E’ l’attuale mostra che riassume il percorso della sua opera fin dalle origini è una riprova di quanto affermato. Attraverso le numerose sculture infatti è agevole seguire l’indagine formale e notare come l’attenzione dell’artista, a seconda dei periodi, si sia soffermata su elementi o strutture che poi sono divenuti i motivi che hanno contrassegnato le differenti fasi. Anche quando la ricerca e la puntualizzazione di un tema si basano su modulazioni e invenzioni di forme semplici (ad esempio, il cerchio) si avverte subito quanto questo gioco grafico, che poi è tutt’altro che gioco, abbia implicita nella dinamica del gesto, che è stato come bloccato e oggettivato dal rigore della immagine, una palpitazione tale da superare l’astratta concisione della forma medesima.

L’evoluzione della linea si sostituisce qui al montaggio, all’accostamento di diversi materiali , però osservando con attenzione, non si discosta mai del tutto dal processo del montaggio stesso.
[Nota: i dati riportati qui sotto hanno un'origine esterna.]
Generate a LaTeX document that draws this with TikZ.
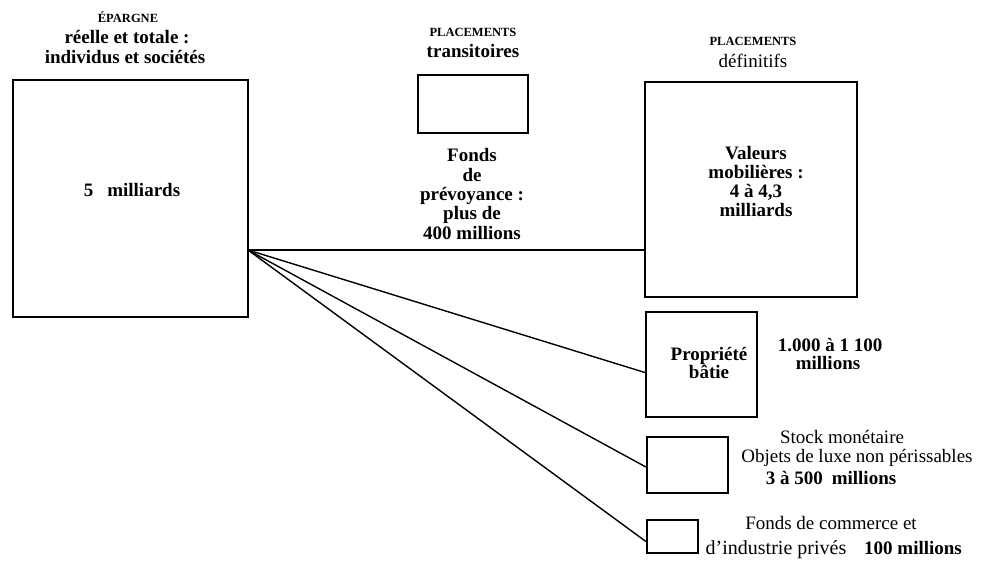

Intendiamo dire che, nonostante il differente risultato formale e le intenzioni che lo hanno sollecitato, esiste sempre una scelta, una interpretazione in chiave plastico spaziale, del materiale in oggetto e, se negli altri casi l’opera finita è dovuta ad accostamenti, suture e contrapposizioni, nell’esempio che stiamo trattando Scarabelli raggiunge il risultato con il conferimento di una nuova forma che equivale all’aggiunta di qualcosa di diverso a quanto preesisteva.

Un discorso a parte meriterebbero singolarmente le varie sculture e si avrebbe modo così di indagare la loro carica espressiva; limitiamoci a dire che Scarabelli al momento della costruzione non si pone alcun problema se non quello di scoprire da scultore il linguaggio dei vari elementi che manipola e monta. Se successivamente si possono leggere dei significati e, al limite, proporre delle interpretazioni simboliche, ciò è dovuto essenzialmente alla carica fabulistico-fantastica che ogni opera viene ad avere nel suo essere fondamentalmente scultura.